Silas is painting their dispensary a calming, medical green, while Doug draws a blue self-portrait with a pendulous dick nose. Silas, having been screwed by Doug in a major way at least once every episode this season, finally gives in and starts yelling. It's the first time he's lost control. Doug whines that he is well-loved the world over, and Silas calls attention to his completely abandoned practice and general waywardness now. "You hurtful, toothy little shit. Teethy!" Silas calls him Manboobs, and he retaliates with Goldilocks and my favorite, "Mormonface," and then Silas goes for the gut. "Gigantor! Embezzler! Girlfriend deporter!" Knowing he's up against it, Doug sputters. "Deaf girl fucker! Deaf fucker!" And then it gets interesting, as Silas's stuff and Doug's stuff turn out to be... The exact same stuff.
Silas: Bad dad!
Doug: Orphan!
Silas: Abandoner!
Doug: Father killer!
And they can't figure out who they're yelling at or why, because they're both right and not talking to each other, and there's a reason they're clutching so tightly, and why Doug keeps talking that gay shit, and bringing up Josh all the time, and there's a reason Silas keeps taking care of Doug and letting him tag along, and there's a reason they both let Andy lapse as their sidekick, in the laundry room when he went comatose in love with Nancy, and chose each other, and never looked back. It's an inside job. There's a reason Ignacio looks like Judah.
So Silas punches Doug in the nose, horrifying them both, and they fall into each other's arms, and start crying. "Sometimes I think I'm retarded in the mouth," Doug says, but Silas doesn't care anymore.
"And you didn't kill your father," Doug muses tenderly, over Silas's head. "Shane did."
Celia bugs the shit out of Esteban's guys when they come, jabbering her fakebook Spanish at them until they tell her to go eat a falafel. "I've got nowhere to go. I'm between things right now." She explains that she was recently banging with revolutionaries, in their country. "Rudolfo, you know him? Piercing eyes? Total vagina?" She talks about how Rudolfo always used to say that the powerless have to use their weakness as an advantage. Works for the revolution. Works for Nancy. Doesn't work for Celia, because her only weakness is her poisonous, irradiated, highly flammable, chemical body. Chemical, she thinks, watching the clouds of acid steam rise up from Sucio's quickly decomposing corpse.

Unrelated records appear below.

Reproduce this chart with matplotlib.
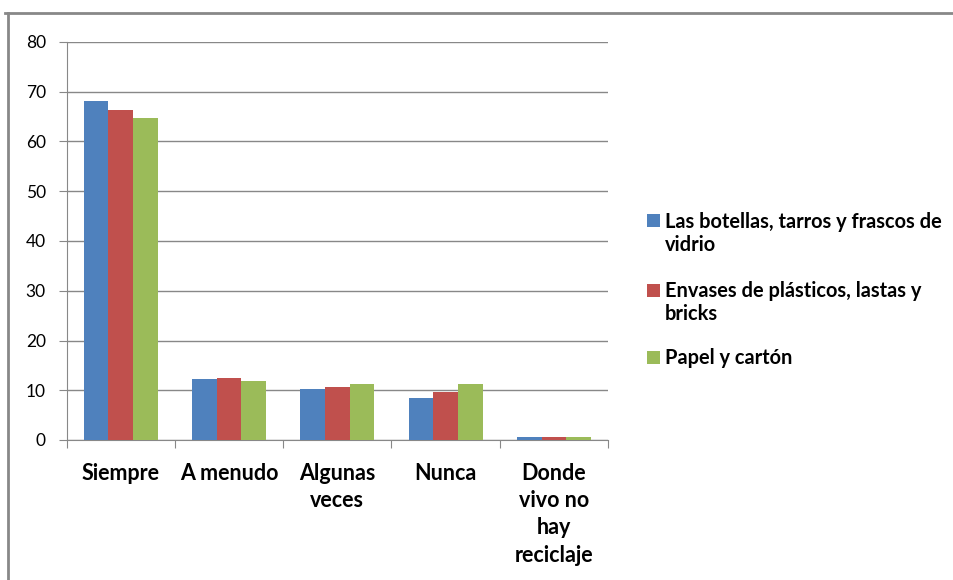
import matplotlib
matplotlib.use("Agg")
import matplotlib.pyplot as plt
import numpy as np
from matplotlib.lines import Line2D
from matplotlib.patches import Rectangle

categories = ["Siempre", "A menudo", "Algunas\nveces", "Nunca", "Donde\nvivo no\nhay\nreciclaje"]
series_names = ["Las botellas, tarros y frascos de\nvidrio",
                "Envases de plásticos, lastas y\nbricks",
                "Papel y cartón"]
vidrio = [68.2, 12.2, 10.3, 8.5, 0.7]
plastico = [66.4, 12.4, 10.6, 9.6, 0.7]
papel = [64.8, 11.9, 11.2, 11.2, 0.7]
colors = ["#4f81bd", "#c0504d", "#9bbb59"]
yticks = [0, 10, 20, 30, 40, 50, 60, 70, 80]

plt.rcParams['font.family'] = ['Lato', 'DejaVu Sans']

W, H = 954, 580
fig = plt.figure(figsize=(W/100, H/100), dpi=100)
ax = fig.add_axes([66.7/W, 1-440/H, (608-66.7)/W, 398/H])

x = np.arange(len(categories))
w = 0.228
for i, (vals, c, name) in enumerate(zip([vidrio, plastico, papel], colors, series_names)):
    ax.bar(x + (i-1)*w, vals, width=w, color=c, label=name, zorder=3)

ax.set_xlim(-0.5, len(categories)-0.5)
ax.set_ylim(0, 80)
ax.set_yticks(yticks)
ax.set_yticklabels([str(v) for v in yticks], fontsize=12.5)
ax.yaxis.grid(True, color="#888888", linewidth=1, zorder=0)
ax.set_axisbelow(True)
ax.set_xticks(np.arange(len(categories)+1)-0.5, minor=False)
ax.set_xticklabels([])
ax.set_xticks(x, minor=True)
ax.set_xticklabels(categories, minor=True, fontsize=15.5, fontweight='bold', linespacing=1.37)
ax.tick_params(axis='x', which='minor', length=0, pad=16.5)
ax.tick_params(axis='x', which='major', length=6, color="#888888", direction='out')
ax.tick_params(axis='y', length=6, color="#888888", direction='out', pad=9)
for s in ["top", "right"]:
    ax.spines[s].set_visible(False)
for s in ["left", "bottom"]:
    ax.spines[s].set_color("#888888")

# legend drawn manually
leg_y = [221, 290, 357]
for c, name, yc in zip(colors, series_names, leg_y):
    fig.add_artist(Rectangle((647/W, 1-(yc+6.5)/H), 13/W, 13/H, facecolor=c,
                             edgecolor='none', transform=fig.transFigure))
    fig.text(665/W, 1-(yc-9)/H, name, fontsize=14.4, fontweight='bold', va='top', ha='left',
             linespacing=1.2)

fig.add_artist(Line2D([5/W, 1], [1-13/H, 1-13/H], color="#888888", linewidth=2, transform=fig.transFigure))
fig.add_artist(Line2D([8/W, 8/W], [0, 1-13/H], color="#888888", linewidth=2, transform=fig.transFigure))

fig.savefig("out.png", dpi=100)
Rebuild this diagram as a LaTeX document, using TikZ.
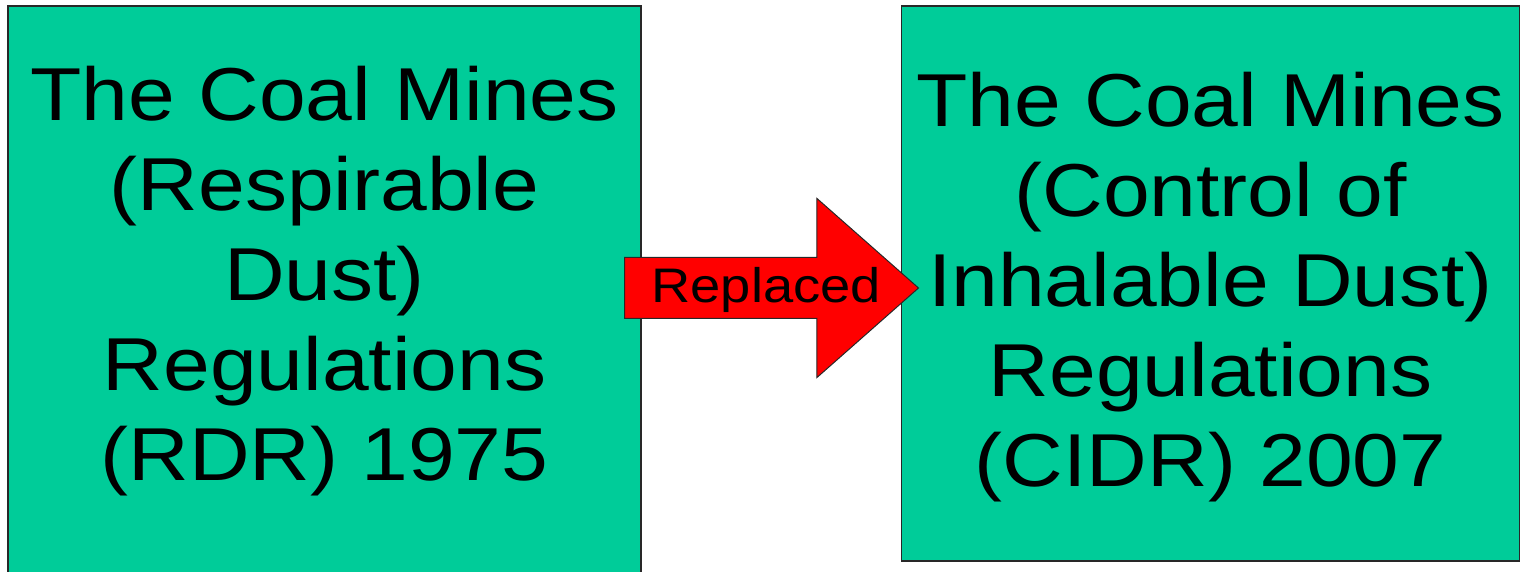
\documentclass[tikz,border=0pt]{standalone}
\usepackage{fontspec}
\setmainfont{Liberation Sans}
\newfontfamily\slidefont[FakeStretch=1.12]{Liberation Sans}
\usetikzlibrary{positioning,shapes.arrows}
\definecolor{mygreen}{RGB}{0,204,153}
\definecolor{myred}{RGB}{255,0,0}
\definecolor{myedge}{RGB}{40,40,40}

\begin{document}
\begin{tikzpicture}[regbox/.style={draw=myedge,line width=0.8pt,fill=mygreen,inner sep=0pt},
  regtext/.style={align=center,inner sep=0pt,anchor=base,
    font=\slidefont\fontsize{37.5}{45}\selectfont},
  replarrow/.style={single arrow,draw=myedge,line width=0.5pt,fill=myred,
    text height=17.5pt,text depth=4.5pt,inner xsep=0pt,inner ysep=4pt,
    single arrow head extend=29.5pt,single arrow tip angle=82.8,
    minimum height=147pt,anchor=tail},
  repltext/.style={inner sep=0pt,anchor=base,
    font=\slidefont\fontsize{24.25}{28}\selectfont}]

  \useasboundingbox (0,0) rectangle (760pt,286pt);

  % the two regulation boxes
  \node[regbox,minimum width=316.5pt,minimum height=293pt] (lbox) at (162.25pt,136.5pt) {};
  \node[regbox,minimum width=309pt,minimum height=277.5pt,
    right=129.5pt of lbox.north east,anchor=north west] (rbox) {};

  % arrow between them
  \node[replarrow] (repl) at (312pt,142pt) {};
  \node[repltext] (repllabel) at ([xshift=6pt]repl.center |- 0,134.5pt) {Replaced};

  % box texts
  \node[regtext] (ltext) at (lbox.center |- 0,45.5pt)
    {The Coal Mines\\(Respirable\\Dust)\\Regulations\\(RDR) 1975};
  \node[regtext] (rtext) at (rbox.center |- 0,42.5pt)
    {The Coal Mines\\(Control of\\Inhalable Dust)\\Regulations\\(CIDR) 2007};

\end{tikzpicture}
\end{document}
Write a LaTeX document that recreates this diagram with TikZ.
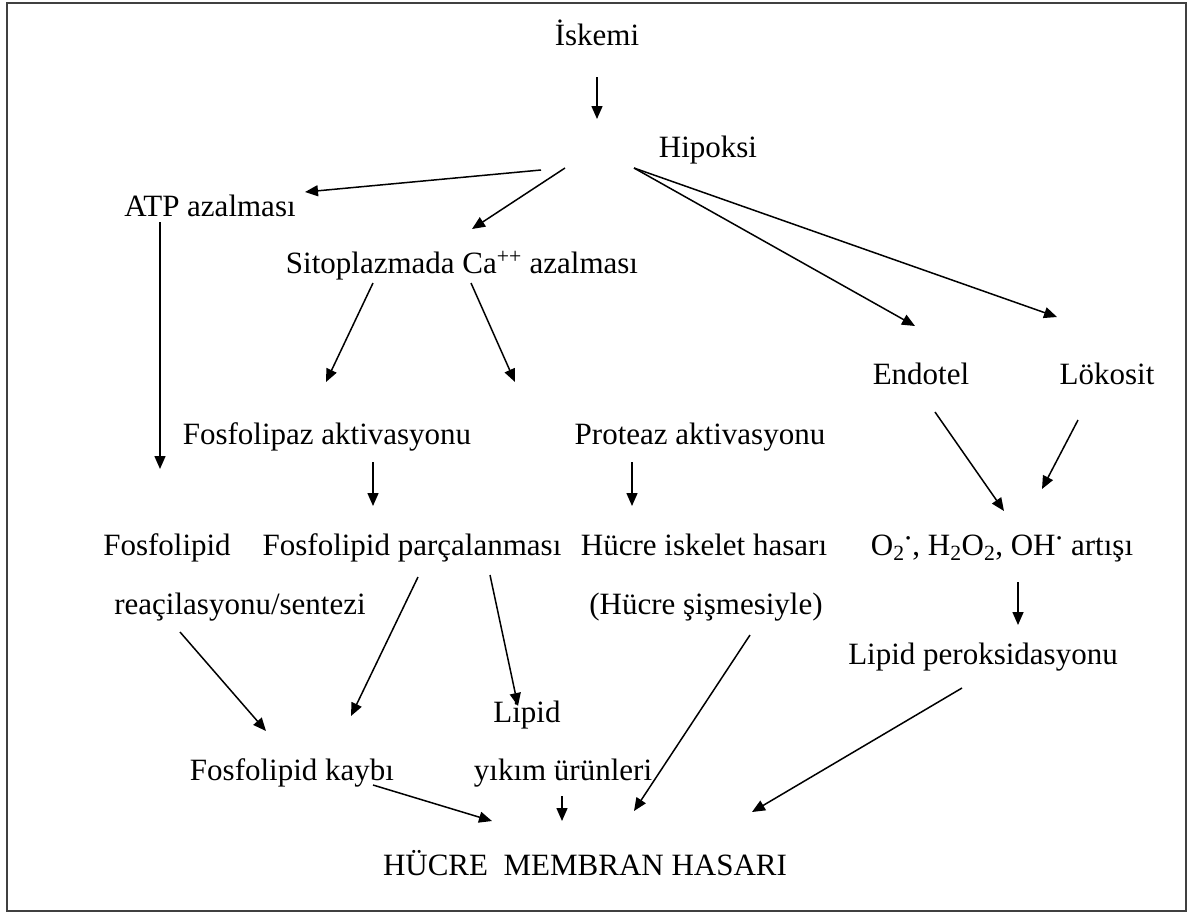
\documentclass[tikz,border=0pt]{standalone}
\usepackage{fontspec}
\setmainfont{Liberation Serif}
\usetikzlibrary{arrows.meta}
\begin{document}
\begin{tikzpicture}[x=1pt,y=-1pt,
  lbl/.style={anchor=base,inner sep=0pt,font=\fontsize{31}{36}\selectfont},
  arr/.style={-{Triangle[length=13pt,width=11pt]},line width=1.5pt},
  frame/.style={draw=black!75,line width=2.2pt}]
\useasboundingbox (0,0) rectangle (1192,914);
\draw[frame] (7,3) rectangle (1186,911);
% labels
\node[lbl] (isk) at (597,45) {İskemi};
\node[lbl] (hip) at (708,157) {Hipoksi};
\node[lbl] (atp) at (210,216) {ATP azalması};
\node[lbl] (ca) at (462,273) {Sitoplazmada Ca\textsuperscript{++} azalması};
\node[lbl] (fosakt) at (327,444) {Fosfolipaz aktivasyonu};
\node[lbl] (prot) at (700,444) {Proteaz aktivasyonu};
\node[lbl] (endo) at (921,384) {Endotel};
\node[lbl] (loko) at (1107,384) {Lökosit};
\node[lbl] (fos1) at (167,555) {Fosfolipid};
\node[lbl] (fos2) at (240,614) {reaçilasyonu/sentezi};
\node[lbl] (parc) at (412,555) {Fosfolipid parçalanması};
\node[lbl] (hisk) at (704,555) {Hücre iskelet hasarı};
\node[lbl] (hsis) at (706,614) {(Hücre şişmesiyle)};
\node[lbl] (oks) at (1002,555) {O\textsubscript{2}\textsuperscript{\textbf{·}}, H\textsubscript{2}O\textsubscript{2}, OH\textsuperscript{\textbf{·}} artışı};
\node[lbl] (lper) at (983,664) {Lipid peroksidasyonu};
\node[lbl] (lip1) at (527,722) {Lipid};
\node[lbl] (lip2) at (563,780) {yıkım ürünleri};
\node[lbl] (kayb) at (292,780) {Fosfolipid kaybı};
\node[lbl] (mem) at (585,875) {HÜCRE\ \ MEMBRAN HASARI};
% connector end points
\coordinate (a1) at (597,77);   \coordinate (b1) at (597,119);
\coordinate (h1) at (541,170);  \coordinate (b2) at (305,192);
\coordinate (h2) at (565,168);  \coordinate (b3) at (472,229);
\coordinate (h3) at (634,168);  \coordinate (b4) at (915,326);
                                \coordinate (b5) at (1057,317);
\coordinate (a6) at (160,222);  \coordinate (b6) at (160,469);
\coordinate (a7) at (373,283);  \coordinate (b7) at (326,382);
\coordinate (a8) at (471,283);  \coordinate (b8) at (515,382);
\coordinate (a9) at (373,462);  \coordinate (b9) at (373,506);
\coordinate (a10) at (632,462); \coordinate (b10) at (632,506);
\coordinate (a11) at (935,412); \coordinate (b11) at (1004,511);
\coordinate (a12) at (1078,420);\coordinate (b12) at (1042,489);
\coordinate (a13) at (1018,582);\coordinate (b13) at (1018,625);
\coordinate (a14) at (180,632); \coordinate (b14) at (266,731);
\coordinate (a15) at (418,577); \coordinate (b15) at (351,716);
\coordinate (a16) at (490,575); \coordinate (b16) at (518,706);
\coordinate (a17) at (750,635); \coordinate (b17) at (634,811);
\coordinate (a18) at (962,688); \coordinate (b18) at (752,812);
\coordinate (a19) at (373,785); \coordinate (b19) at (492,821);
\coordinate (a20) at (562,796); \coordinate (b20) at (562,821);
% connectors
\draw[arr] (a1) -- (b1);
\draw[arr] (h1) -- (b2);
\draw[arr] (h2) -- (b3);
\draw[arr] (h3) -- (b4);
\draw[arr] (h3) -- (b5);
\draw[arr] (a6) -- (b6);
\draw[arr] (a7) -- (b7);
\draw[arr] (a8) -- (b8);
\draw[arr] (a9) -- (b9);
\draw[arr] (a10) -- (b10);
\draw[arr] (a11) -- (b11);
\draw[arr] (a12) -- (b12);
\draw[arr] (a13) -- (b13);
\draw[arr] (a14) -- (b14);
\draw[arr] (a15) -- (b15);
\draw[arr] (a16) -- (b16);
\draw[arr] (a17) -- (b17);
\draw[arr] (a18) -- (b18);
\draw[arr] (a19) -- (b19);
\draw[arr] (a20) -- (b20);
\end{tikzpicture}
\end{document}
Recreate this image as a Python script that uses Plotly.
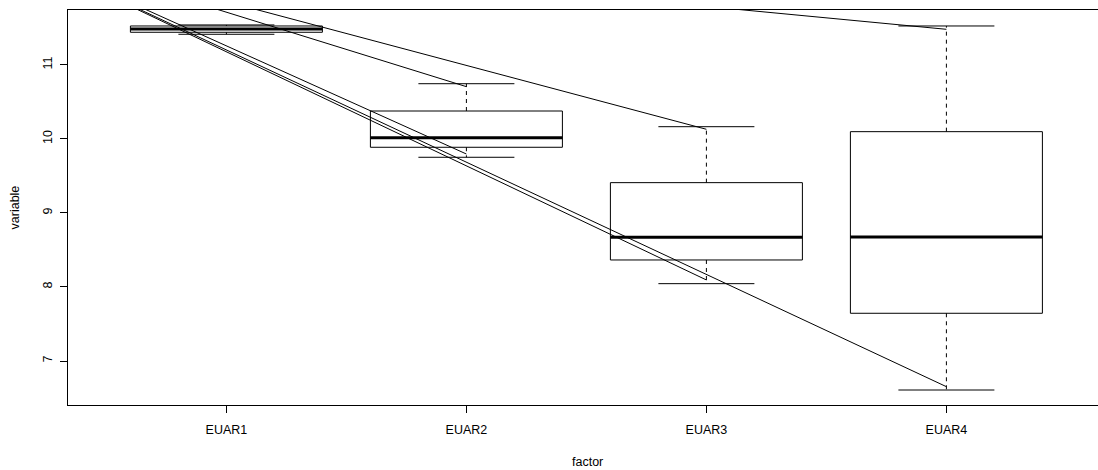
import plotly.graph_objects as go

categories = ["EUAR1", "EUAR2", "EUAR3", "EUAR4"]
lower_whisker = [11.415, 9.753, 8.045, 6.608]
q1 = [11.442, 9.888, 8.365, 7.645]
median = [11.486, 10.018, 8.671, 8.676]
q3 = [11.527, 10.378, 9.410, 10.099]
upper_whisker = [11.541, 10.747, 10.166, 11.527]

# overlay lines: all start at (0, line_origin) and end at group position
line_origin = 12.72
line_targets = [2, 3, 4]
line_end_lower = [9.797, 8.095, 6.653]
line_end_upper = [10.707, 10.131, 11.482]

y_ticks = [7, 8, 9, 10, 11]

BOX_HALF = 0.4
CAP_HALF = 0.2
BLACK = "#000000"

fig = go.Figure()

for i, cat in enumerate(categories):
    x = i + 1
    # box
    fig.add_trace(go.Scatter(
        x=[x - BOX_HALF, x + BOX_HALF, x + BOX_HALF, x - BOX_HALF, x - BOX_HALF],
        y=[q1[i], q1[i], q3[i], q3[i], q1[i]],
        mode="lines", line=dict(color=BLACK, width=1), hoverinfo="skip"))
    # median
    fig.add_trace(go.Scatter(
        x=[x - BOX_HALF, x + BOX_HALF], y=[median[i], median[i]],
        mode="lines", line=dict(color=BLACK, width=3), hoverinfo="skip"))
    # whiskers (dashed)
    fig.add_trace(go.Scatter(
        x=[x, x, None, x, x], y=[q3[i], upper_whisker[i], None, q1[i], lower_whisker[i]],
        mode="lines", line=dict(color=BLACK, width=1, dash="4px,4px"), hoverinfo="skip"))
    # caps
    fig.add_trace(go.Scatter(
        x=[x - CAP_HALF, x + CAP_HALF, None, x - CAP_HALF, x + CAP_HALF],
        y=[upper_whisker[i], upper_whisker[i], None, lower_whisker[i], lower_whisker[i]],
        mode="lines", line=dict(color=BLACK, width=1), hoverinfo="skip"))

for t, lo, hi in zip(line_targets, line_end_lower, line_end_upper):
    fig.add_trace(go.Scatter(
        x=[0, t, None, 0, t], y=[line_origin, lo, None, line_origin, hi],
        mode="lines", line=dict(color=BLACK, width=1), hoverinfo="skip"))

FONT = "Liberation Sans, Arial, Helvetica, sans-serif"

fig.update_layout(
    width=1098, height=470,
    margin=dict(l=68, r=0, t=10, b=65),
    paper_bgcolor="white", plot_bgcolor="white",
    showlegend=False,
    font=dict(family=FONT, size=12.5, color="black"),
    xaxis=dict(
        range=[0.34, 0.34 + 1030 / 240], tickmode="array",
        tickvals=[1, 2, 3, 4], ticktext=categories,
        ticks="outside", ticklen=7, tickwidth=1, tickcolor=BLACK,
        showline=True, linecolor=BLACK, linewidth=1, mirror=True,
        showgrid=False, zeroline=False, ticklabelstandoff=6,
    ),
    yaxis=dict(
        range=[6.4054, 11.743], tickmode="array", tickvals=y_ticks,
        ticktext=[str(v) for v in y_ticks],
        ticks="outside", ticklen=7, tickwidth=1, tickcolor=BLACK,
        showline=True, linecolor=BLACK, linewidth=1, mirror=False,
        showgrid=False, zeroline=False, tickangle=-90, ticklabelstandoff=3,
    ),
    annotations=[
        dict(text="factor", xref="paper", yref="paper", x=0.504, y=-0.144,
             xanchor="center", yanchor="middle", showarrow=False,
             font=dict(family=FONT, size=12.5, color="black")),
        dict(text="variable", xref="paper", yref="paper", x=-0.0515, y=0.5,
             xanchor="center", yanchor="middle", showarrow=False, textangle=-90,
             font=dict(family=FONT, size=12.5, color="black")),
    ],
)

fig.write_html("out.html")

Mags drags Judah to the pier, where it is disgusting, but she thinks it's romantic. Maybe it was once, but now it's homeless central, and she yells give me your jacket in an unhinged-virgin way. They sit in the dirt near a hobo outpost and she talks about how on their date he was talking about how lame Footloose was, and the whole time she just wanted him to jump her. "Oh, I loved Footloose," Andy says without thinking, and she snaps, "That's Judah's gay brother talking," so he spits, ptui: "I mean queerbait. All the dancing. Homo city..." That gets her back up, and she jumps on him moaning about how he's "so fucking boss" and snatching at his dick.